From laboratory experiments to LISA Pathfinder: achieving LISA geodesic motion
F Antonucci, M Armano, H Audley, G Auger, M Benedetti, P Binetruy, C, Boatella, J Bogenstahl, D Bortoluzzi, P Bosetti, N Brandt, M Caleno, A, Cavalleri, M Cesa, M Chmeissani, G Ciani, A Conchillo, G Congedo, I, Cristofolini, M Cruise, K Danzmann, F De Marchi, M Diaz-Aguilo

TL;DR
This paper evaluates the LISA Pathfinder mission's ability to measure differential acceleration noise, demonstrating it can verify LISA's performance requirements through extensive ground testing and simulations.
Contribution
It provides a quantitative assessment of LISA Pathfinder's performance, linking ground tests and simulations to expected in-flight results.
Findings
LISA Pathfinder can verify acceleration noise within a factor of two at 1 mHz.
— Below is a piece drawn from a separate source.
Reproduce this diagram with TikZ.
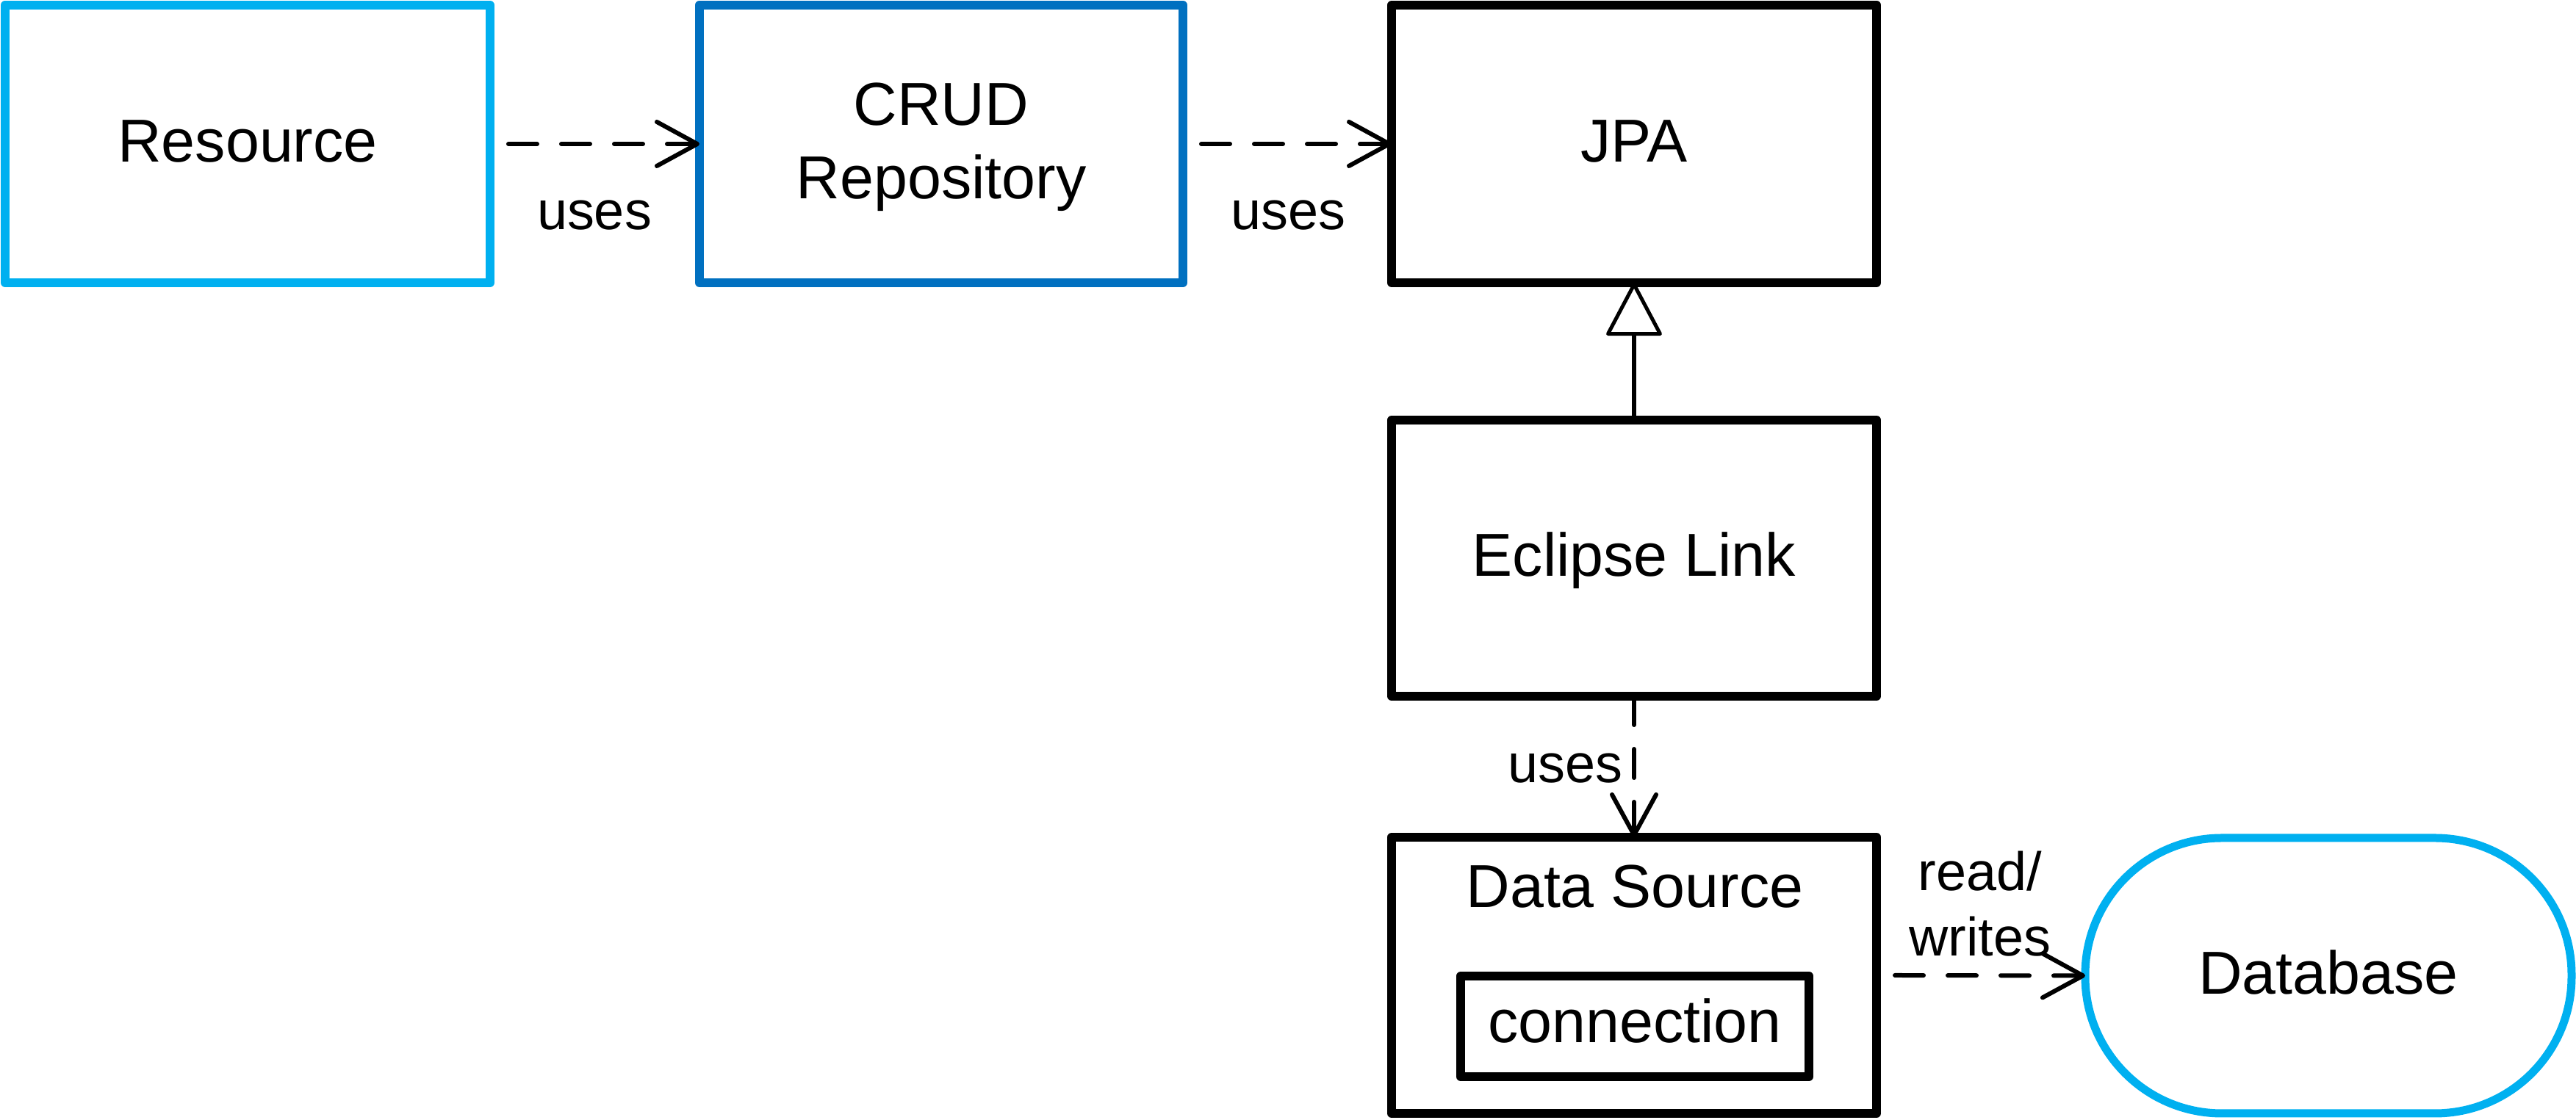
\documentclass[tikz,border=0pt]{standalone}
\usepackage{fontspec}
\setmainfont{Liberation Sans}
\usetikzlibrary{arrows.meta}
\definecolor{lightblue}{HTML}{00B0F0}
\definecolor{darkblue}{HTML}{0070C0}
\tikzset{
  box/.style={draw=black, line width=0.12cm, rectangle, inner sep=0pt, outer sep=0pt,
    line join=round, align=center, text depth=0pt,
    font=\fontsize{23.5pt}{28.45pt}\selectfont},
  onel/.style={text height=0.5cm},
  lbl/.style={inner sep=0pt, outer sep=0pt, align=center, text depth=0pt,
    font=\fontsize{21pt}{25.6pt}\selectfont},
  dep/.style={line width=0.06cm, dash pattern=on 0.39cm off 0.33cm, line cap=round,
    -{Straight Barb[length=0.55cm, width=0.6cm, line cap=round, line join=round]}},
  gen/.style={line width=0.06cm,
    -{Triangle[open, length=0.75cm, width=0.78cm, line width=0.05cm, line join=round]}},
}
\begin{document}
\begin{tikzpicture}
\useasboundingbox (0,0) rectangle (35.06,15.25);
% boxes
\node[box, onel, draw=lightblue, minimum width=6.60cm, minimum height=3.78cm] (res) at (3.37,13.29) {Resource};
\node[box, draw=darkblue, text height=1.5cm, minimum width=6.58cm, minimum height=3.78cm] (crud) at (12.81,13.29) {CRUD\\Repository};
\node[box, onel, minimum width=6.60cm, minimum height=3.78cm] (jpa) at (22.24,13.29) {JPA};
\node[box, onel, minimum width=6.60cm, minimum height=3.76cm] (ecl) at (22.24,7.65) {Eclipse Link};
\node[box, minimum width=6.60cm, minimum height=3.76cm] (ds) at (22.24,1.97) {};
\node[box, draw=none, anchor=base] (dslbl) at (22.25,2.89) {Data Source};
\node[box, text height=0.45cm, minimum width=4.74cm, minimum height=1.37cm] (conn) at (22.25,1.275) {connection};
\node[box, onel, draw=lightblue, line width=0.11cm, rounded corners=1.86cm,
      minimum width=6.62cm, minimum height=3.75cm] (db) at (31.69,1.965) {Database};
% labels
\node[lbl, anchor=base] (u1) at (8.09,12.12) {uses};
\node[lbl, anchor=base] (u2) at (17.53,12.12) {uses};
\node[lbl, anchor=base] (u3) at (21.30,4.59) {uses};
\node[lbl, anchor=south] (rw) at (26.95,2.23) {read/\\writes};
% connectors
\draw[dep] ([xshift=0.25cm]res.east) -- (crud.west);
\draw[dep] ([xshift=0.25cm]crud.east) -- (jpa.west);
\draw[gen] (ecl.north) -- (jpa.south);
\draw[dep] (ecl.south) -- (ds.north);
\draw[dep] ([xshift=0.25cm]ds.east) -- (db.west);
\end{tikzpicture}
\end{document}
The mission can verify noise within a factor of six at 0.1 mHz.
Key disturbance models support LISA's performance guarantees.
Abstract
This paper presents a quantitative assessment of the performance of the upcoming LISA Pathfinder geodesic explorer mission. The findings are based on the results of extensive ground testing and simulation campaigns using flight hardware and flight control and operations algorithms. The results show that, for the central experiment of measuring the stray differential acceleration between the LISA test masses, LISA Pathfinder will be able to verify the overall acceleration noise to within a factor two of the LISA requirement at 1 mHz and within a factor 6 at 0.1 mHz. We also discuss the key elements of the physical model of disturbances, coming from LISA Pathfinder and ground measurement, that will guarantee the LISA performance.